THEATRE REVIEW
july 2016 | volume 145
Production photo
HAiR
Book and lyrics by James Rado & Gerome Ragni
Music by Galt MacDermot
Renegade Arts Company
The Shop Theatre, 125 E. 2nd Ave.
June 16-July 2
$15-$$25
604-685-0435
BUY TICKETS
Get out your bell bottoms and beads, paint a peace sign on your face, and head on down to The Shop Theatre at 2nd and Main (before it’s torn down for the new Mountain Equipment Co-op store) to see Hair. “The American Tribal Love-Rock Musical” gets an energetic revival in Renegade Arts Company’s first-ever production, and if you’re too young to remember 1968, or weren’t born yet, you might begin to understand why us boomers think we re-invented the world.
Hair is a musical of memorable songs—James Rado and Gerome Ragni’s book is another story—but it also helped define the anti-establishment, anti-war, free love, pro-drugs hippie generation, the youth counterculture of the North American Sixties that cast such a long shadow over subsequent decades. Some of it seems quaint now or silly, and more than a little pretentious. But the Sixties really did represent a revolution in attitudes towards sex, race, politics and lifestyle, and a successful production of Hair needs to seriously commit to the values the show celebrates. It has to capture the sense of joy and liberation, along with the silliness and pretension. This Renegade Arts production achieves that spectacularly.
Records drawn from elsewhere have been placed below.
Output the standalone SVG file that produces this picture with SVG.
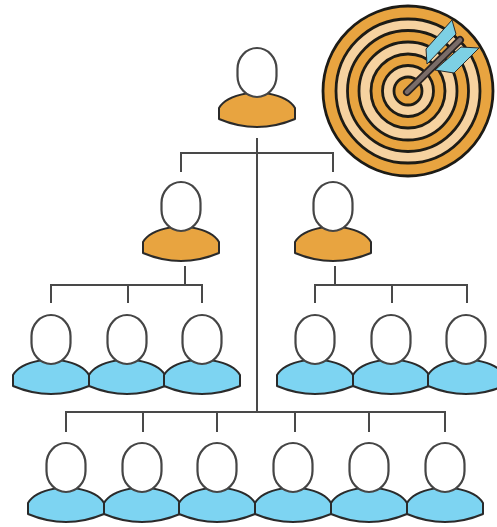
<svg xmlns="http://www.w3.org/2000/svg" width="497" height="527" viewBox="0 0 497 527">
<style>
.head{fill:#fff;stroke:#444;stroke-width:2.2}
.body{stroke:#2c2c2c;stroke-width:2;stroke-linejoin:round}
.orange{fill:#E8A43F}
.blue{fill:#7DD4F2}
.conn{fill:none;stroke:#4a4a4a;stroke-width:2}
.ring{stroke:#1e1a16;stroke-width:2.8}
.cream{fill:#F6D2A0}
.feather{fill:#7DD0E4;stroke:#2a2a2a;stroke-width:1}
</style>
<defs>
<filter id="soft" x="-5%" y="-5%" width="110%" height="110%"><feGaussianBlur stdDeviation="0.55"/></filter>
<path id="bshape" d="M-38 60C-34 53-24 48-11 45.500H11C24 48 34 53 38 60V71Q0 87-38 71Z"/>
<rect id="h" x="-19.500" y="0" width="39" height="49" rx="19.500" ry="21"/>
</defs>
<rect width="497" height="527" fill="#fff"/>
<g filter="url(#soft)">
<g id="connectors" class="conn">
<path d="M257 138V412M181 172V153H333V172"/>
<path d="M185 266V285M51 303V285H202V303M128 285V303"/>
<path d="M335 266V285M315 303V285H467V303M392 285V303"/>
<path d="M66 432V412H445V432M143 412V432M217 412V432M295 412V432M369 412V432"/>
</g>
<g id="person-top" transform="translate(257,48)"><use href="#bshape" class="body orange"/><use href="#h" class="head"/></g>
<g id="person-mid-1" transform="translate(181,182)"><use href="#bshape" class="body orange"/><use href="#h" class="head"/></g>
<g id="person-mid-2" transform="translate(333,182)"><use href="#bshape" class="body orange"/><use href="#h" class="head"/></g>
<g id="person-a1" transform="translate(51,315)"><use href="#bshape" class="body blue"/><use href="#h" class="head"/></g>
<g id="person-a2" transform="translate(127,315)"><use href="#bshape" class="body blue"/><use href="#h" class="head"/></g>
<g id="person-a3" transform="translate(202,315)"><use href="#bshape" class="body blue"/><use href="#h" class="head"/></g>
<g id="person-b1" transform="translate(315,315)"><use href="#bshape" class="body blue"/><use href="#h" class="head"/></g>
<g id="person-b2" transform="translate(391,315)"><use href="#bshape" class="body blue"/><use href="#h" class="head"/></g>
<g id="person-b3" transform="translate(466,315)"><use href="#bshape" class="body blue"/><use href="#h" class="head"/></g>
<g id="person-c1" transform="translate(66,443)"><use href="#bshape" class="body blue"/><use href="#h" class="head"/></g>
<g id="person-c2" transform="translate(142,443)"><use href="#bshape" class="body blue"/><use href="#h" class="head"/></g>
<g id="person-c3" transform="translate(217,443)"><use href="#bshape" class="body blue"/><use href="#h" class="head"/></g>
<g id="person-c4" transform="translate(293,443)"><use href="#bshape" class="body blue"/><use href="#h" class="head"/></g>
<g id="person-c5" transform="translate(369,443)"><use href="#bshape" class="body blue"/><use href="#h" class="head"/></g>
<g id="person-c6" transform="translate(445,443)"><use href="#bshape" class="body blue"/><use href="#h" class="head"/></g>
<g id="target">
<circle cx="408" cy="91" r="85" class="ring orange"/>
<circle cx="408" cy="91" r="72" class="ring cream"/>
<circle cx="408" cy="91" r="60.500" class="ring orange"/>
<circle cx="408" cy="91" r="49" class="ring cream"/>
<circle cx="408" cy="91" r="37" class="ring orange"/>
<circle cx="408" cy="91" r="25.500" class="ring cream"/>
<circle cx="408" cy="91" r="14" class="ring orange"/>
<path d="M452 20L426 49L427 64L456 34Z" class="feather"/>
<path d="M479 48L454 73L435 70L461 47Z" class="feather"/>
<path d="M407 92L460 40" stroke="#2a2422" stroke-width="8" stroke-linecap="round"/>
<path d="M407 92L460 40" stroke="#7a6c68" stroke-width="4.500" stroke-linecap="round"/>
</g>
</g>
</svg>
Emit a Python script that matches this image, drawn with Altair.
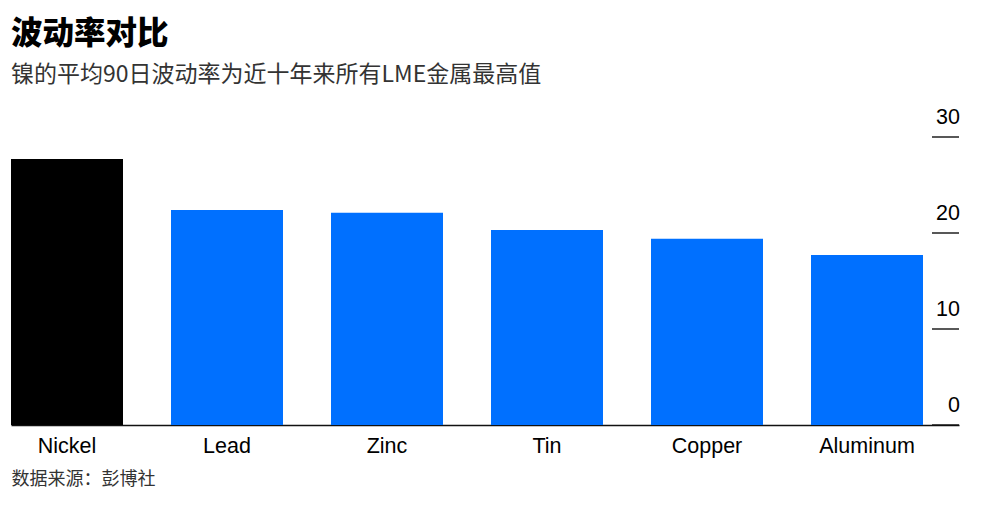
import altair as alt
import pandas as pd

metals = ["Nickel", "Lead", "Zinc", "Tin", "Copper", "Aluminum"]
volatility = [27.7, 22.4, 22.1, 20.3, 19.4, 17.7]
bar_colors = ["#000000", "#0070ff", "#0070ff", "#0070ff", "#0070ff", "#0070ff"]
tick_values = [0, 10, 20, 30]
tick_labels = ["0", "10", "20", "30"]

df = pd.DataFrame({"metal": metals, "value": volatility, "color": bar_colors})
ticks = pd.DataFrame({"v": tick_values, "label": tick_labels})

W, H = 948, 288
yscale = alt.Scale(domain=[0, 30], nice=False, zero=True)

bars = alt.Chart(df).mark_bar().encode(
    x=alt.X("metal:N", sort=None,
            scale=alt.Scale(paddingInner=0.3, paddingOuter=0.1125, align=0),
            axis=alt.Axis(labelAngle=0, labelFontSize=21.5, labelColor="#000",
                          labelFont="Liberation Sans", labelPadding=10,
                          ticks=False, domain=True, domainColor="#111", domainWidth=1.6,
                          title="数据来源：彭博社", titleFont="Noto Sans CJK SC",
                          titleFontSize=18, titleFontWeight="normal", titleColor="#333",
                          titleAnchor="start", titleAlign="left", titleX=0, titlePadding=14)),
    y=alt.Y("value:Q", scale=yscale, axis=None),
    color=alt.Color("color:N", scale=None),
)

rules = alt.Chart(ticks).mark_rule(color="#111", strokeWidth=1.4).encode(
    y=alt.Y("v:Q", scale=yscale),
    x=alt.value(W - 27),
    x2=alt.value(W),
)

labels = alt.Chart(ticks).mark_text(
    align="right", baseline="alphabetic", dy=-13, fontSize=21.5,
    font="Liberation Sans", color="#000"
).encode(
    y=alt.Y("v:Q", scale=yscale),
    x=alt.value(W + 1),
    text="label:N",
)

chart = alt.layer(bars, rules, labels).properties(
    width=W, height=H,
    padding={"left": 3, "top": 10, "right": 5, "bottom": 5},
    title=alt.TitleParams(
        "波动率对比",
        subtitle="镍的平均90日波动率为近十年来所有LME金属最高值",
        anchor="start", font="Noto Sans CJK SC", fontSize=31.5, fontWeight=900,
        color="#000", subtitleFont="Noto Sans CJK SC", subtitleFontSize=23,
        subtitleColor="#333", subtitlePadding=14, offset=20,
    ),
).configure_view(stroke=None).configure_axis(grid=False)

chart.save("out.html", embed_options={"renderer": "svg", "actions": False})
With a cast of two dozen young, attractive performers plus a four-piece band in a small, improvised space, director/choreographer Dawn Ewen performs miracles. This production is much more about the “tribe” than about its individual members, and Ewen has everyone in the ensemble doing something interesting all the time. There is some terrific dancing, and when the full chorus sings “Aquarius,” “Hair,” “Let the Sunshine In,” and some of the show’s other anthems, it’s really stirring.
Ewen’s design team also delivers: Clara Dixon’s costumes and wigs (the show isn’t called “Hair” for nothing) are perfect, and James Kokol’s busy lighting plot provides the necessary shifts in location and tone to make you forget that the actors are performing on a bare floor. Musical director Kerry O’Donovan’s band is also very fine. Guitarist Peter Serravalle’s opening Hendrix-ish “Star Spangled Banner” is awesome.
I emphasize the ensemble here because there aren’t many individual standout performances. That’s partly because the production de-emphasizes what little plot there is. Do we know that Claude and Berger and Sheila are roommates and that she goes to NYU? Do we care? No. If you don’t pay close attention, you wouldn’t know that all these kids are crashing somewhere in New York City. The show’s references to New York area geography—Flushing, Hoboken, etc.—have no purchase at all in this Vancouver production. What we do understand is that Claude (the terrific Julien Galipeau) is in a terrible state of anxiety over whether or not to allow himself to be drafted and sent to Vietnam. That’s just enough plot to carry the show.
Otherwise, it almost seems more like a musical revue than a play. And though many of the songs are great, most of the singing is just good. There’s a real problem, even in that small space, hearing the individual voices, which are not amplified except for a few songs where the singer uses a hand mike. And even in those cases only Galipeau’s Claude comes through loud and clear. Cecilly Day, as Dionne, has a big, soulful voice that breaks through at times, and Emily Teichroeb’s Crissy does a lovely job with the brilliant little song “Frank Mills,” accompanying herself on acoustic guitar. She’s also a standout dancer in the ensemble.
The show was sold out on Tuesday night and looks likely to sell out for the rest of the run so get your tickets soon.